For ten weary days and nights Oleah was unconscious or raving in the delirium of fever, and during all that time Irene was at his side, his constant attendant. When the fever had subsided and the man, once so imperious in his youthful strength, lay weak and helpless as an infant, but conscious at last, she was still at this post.
It was on a cold, still Winter evening. The snow lay white over the landscape, but candlelight and firelight made all bright and warm within. As Irene returned from drawing the heavy curtains, he opened his eyes and fixed them on her, as he had done many times during his long illness but this was not a wild vacant stare, it was a look of recognition. His lips moved, but her ear failed to catch the feeble, fluttering sound. She eagerly bent her head. Again his lips moved.
"Irene!" was the faint whisper.
"Do you know me, Oleah, do you know me?" she asked, tears of joy shining in her eyes.
Only his eyes answered her. Stooping she pressed a kiss on his pale lips. With a smile of perfect content he raised his weak arm and put it about her neck.
But there were other anxious hearts to be relieved, and Irene left him for a moment, went swiftly through the hall, and her glad voice broke the silence of the room where sat father and mother and physician:
"He will live! He will live! He knows me now."
They hastened to the sick-room. The favorable change was plainly visible, though the patient could not speak above a whisper and only a few words at a time. The doctor issued peremptory orders to keep him quiet and to let him have as much sleep as he could get.
The recovery was slow and for several days yet not certain. The Winter was well nigh spent before Oleah was sufficiently recovered to be conveyed to the Junction. His young wife accompanied him.
Oleah was detained a few days before his parole could be signed and then he was allowed to return. During the time he was in the Union camp, the brothers were frequently thrown together, but not a word escaped their lips of welcome or recognition. Abner passed silently and coldly by and Oleah maintained the indifferent bearing of a stranger. Irene saw this complete estrangement and it embittered all her joy.
On the day Oleah was paroled and was about to return home, Abner's company was on drill. The sleigh passed the drill-ground and so near the captain that his brother might have touched him with his hand. Abner, seeing who was passing, drew his cloak about his shoulders and turned coldly away. Winter passed and Spring came with its blooming flowers and singing birds. And not only the flowers awoke, and bird songs thrilled the air, armies, that had lain dormant all Winter, were in motion and the noise of battle was renewed.

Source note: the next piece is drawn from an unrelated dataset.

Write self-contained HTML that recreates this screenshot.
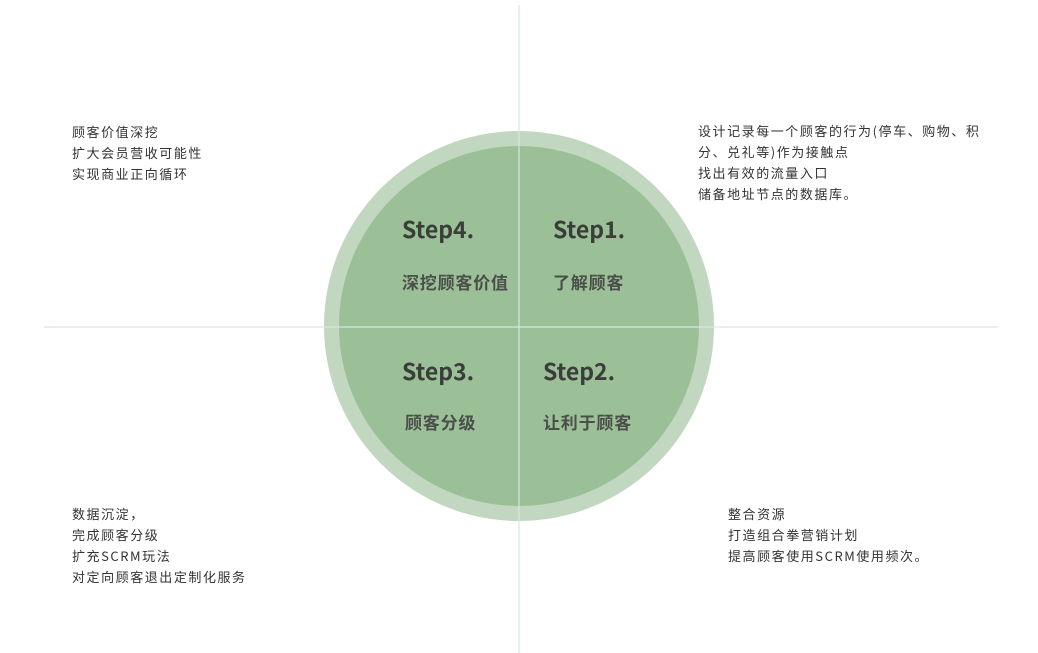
<!DOCTYPE html>
<html><head><meta charset="utf-8"><style>
body{margin:0;width:1038px;height:653px;background:#fff;position:relative;overflow:hidden;font-family:"Noto Sans CJK SC","Liberation Sans",sans-serif;}
.t{position:absolute;font-size:13px;letter-spacing:1.55px;line-height:21px;color:#333;white-space:nowrap;}
.s{position:absolute;font-size:23px;font-weight:bold;color:#3a3d3a;line-height:26px;white-space:nowrap;}
.l{position:absolute;font-size:17px;font-weight:bold;color:#4a4f4a;line-height:20px;letter-spacing:0.8px;white-space:nowrap;}
</style></head><body>
<svg width="1038" height="653" style="position:absolute;left:0;top:0">
<circle cx="519" cy="326" r="195" fill="#c1d7bf"/>
<circle cx="519" cy="326" r="180" fill="#9bc098"/>
<line x1="519" y1="5" x2="519" y2="653" stroke="#d6e6e2" stroke-opacity="0.8" stroke-width="1.5"/>
<line x1="44" y1="327" x2="998" y2="327" stroke="#d6e6e2" stroke-opacity="0.8" stroke-width="1.5"/>
</svg>
<div class="t" style="left:72px;top:121px">顾客价值深挖<br>扩大会员营收可能性<br>实现商业正向循环</div>
<div class="t" style="left:698px;top:120px">设计记录每一个顾客的行为(停车、购物、积<br>分、兑礼等)作为接触点<br>找出有效的流量入口<br>储备地址节点的数据库。</div>
<div class="t" style="left:72px;top:503px">数据沉淀，<br>完成顾客分级<br>扩充SCRM玩法<br>对定向顾客退出定制化服务</div>
<div class="t" style="left:728px;top:503px">整合资源<br>打造组合拳营销计划<br>提高顾客使用SCRM使用频次。</div>
<div class="s" style="left:402px;top:215px">Step4.</div>
<div class="s" style="left:553px;top:215px">Step1.</div>
<div class="l" style="left:402px;top:272px">深挖顾客价值</div>
<div class="l" style="left:553px;top:272px">了解顾客</div>
<div class="s" style="left:402px;top:357px">Step3.</div>
<div class="s" style="left:543px;top:357px">Step2.</div>
<div class="l" style="left:405px;top:412px">顾客分级</div>
<div class="l" style="left:543px;top:412px">让利于顾客</div>
</body></html>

The farmers tilled the soil. Negroes, boys, and old men, and even women toiled at the plows, while fathers and brothers, and husbands and sons were engaged in grimmer work.
Oleah had been exchanged at last and had joined his company, leaving his young wife to use all gentle endeavor to comfort and cheer the father and mother, who watched with sorrowful anxiety the movements of both armies.